Ensuite, ça interroge d’autres choses. Par exemple, pendant une période de fortes chaleurs, il faut essayer de ventiler la nuit quand c’est possible. S’il ne fait pas trop chaud dehors, on peut ouvrir ses fenêtres, mais encore faut-il qu’il n’y ait pas trop de bruit dans la rue parce que sinon on n’arrivera pas à dormir pour des questions acoustiques. Et on sait que la pollution acoustique est la première source de pollution et de nuisances identifiée. Elle a des impacts économiques qui se chiffrent à des milliards d’euros. Mais pour en revenir aux enjeux sanitaires, c’est certain qu’on essaie de les de les porter. Malheureusement, il y a une rupture aujourd’hui. Je trouve que les épidémiologistes ou les spécialistes des questions sanitaires, de chaleur notamment, ne sont pas assez vus. Exemple assez parlant : je connais une personne qui est très haut placée sur la santé publique en France et qui travaille sur les enjeux de l’adaptation à la chaleur. Eh bien cette personne me disait ne pas connaître les réglementations ou les outils qu’on utilise en conception des bâtiments pour gérer cette question de chaleur.

Charlotte Simoni

Pour finir cette interview, j’ai questionné Clément Gaillard sur la prise en compte de cette approche climatique par les élus locaux. Sont-ils sensibilisés à ces questions ? Comprennent-ils l’importance d’adapter nos villes au climat et ont-ils commencé à effectuer ce type de démarche ?
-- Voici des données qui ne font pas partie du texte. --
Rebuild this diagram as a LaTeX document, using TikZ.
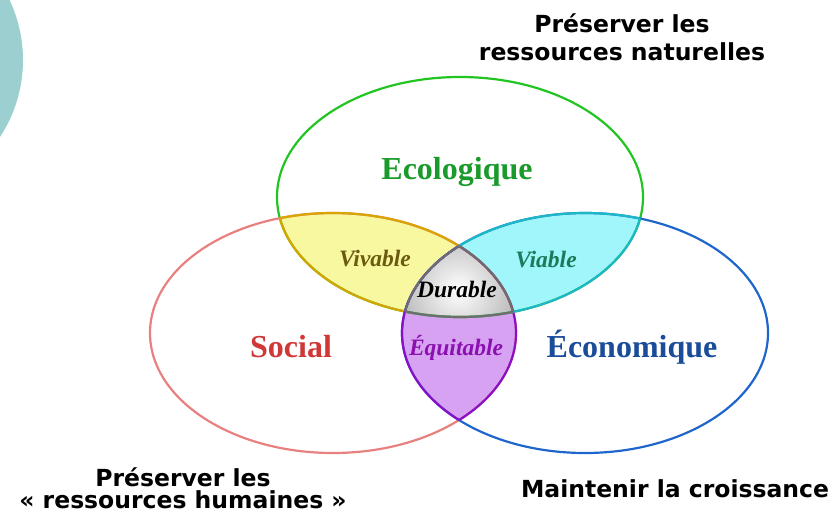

Pour rappel, depuis janvier 2003, le gouvernement a mis en place un programme de sensibilisation à destination des 36 000 maires de France via des formations aux enjeux climatiques et le lancement d’un site internet destiné à répertorier les bonnes pratiques.

Clément Gaillard

Ça dépend un peu je trouve. Certains s’y intéressent, mais je pense qu’ils n’arrivent pas à avoir une vision globale. Ils vont raisonner par solutions en plantant quelques arbres par exemple, mais pas globalement. C’est un peu ce que j’avais essayé de faire à Arles quand j’avais travaillé là-bas avec mes collègues, c’était de dire : si on veut essayer d’améliorer le confort thermique de cette ville, on doit aussi mobiliser tout le patrimoine des protections solaires, tout ce qui pouvait exister. Traditionnellement et d’une certaine manière, on va valoriser le patrimoine de cette ville tout en jouant sur le rafraîchissement et le confort thermique des touristes ou des habitants arlésiens. Et c’est ça qu’il faut arriver à défendre. Il faut tenter de défendre le fait que ces questions de rafraichissement d’îlots de chaleur contribuent à créer de la qualité de vie, à défendre une certaine qualité des espaces publics qu’on a pu perdre. Et cette question est plus ou moins bien compris je trouve.

Ces questions d’îlots de chaleur sont, à mon sens, beaucoup plus étudiées à Rennes, en Bretagne ou même à Paris que dans le sud de la France. Il y a beaucoup moins de travaux sur le sujet à Marseille, à Montpellier ou à Nice par exemple, ce qui est étrange en fait. Je pense, mais c’est mon hypothèse, qu’il y a un côté plus entre guillemets « la chaleur, c’est habituel dans le sud, donc les vagues de chaleur sont subies un peu plus violemment dans les villes plus au nord ». Après, il y a une exception, c’est Toulouse. Pourquoi ? Parce que cette ville a un service météo, ce qui fait qu’ils traitent plus des questions d’îlots de chaleur. Après sur la question de pourquoi ce n’est pas plus pris en compte par un agenda politique, tout simplement car y a pleins d’autres prioritaires comme les mobilités, la sécurité, le pouvoir d’achat… Enfin, tout un tas de trucs qui font que rafraîchir les villes, ce n’est pas forcément la priorité.

Il faudrait aussi injecter plus de moyens humains et financiers dans les services des espaces verts. Parce que souvent lorsqu’on fait planter 200 arbres supplémentaires, les effectifs des espaces verts restent constants, alors que ça représente une charge de travail supplémentaire pour un salaire qui n’augmente pas.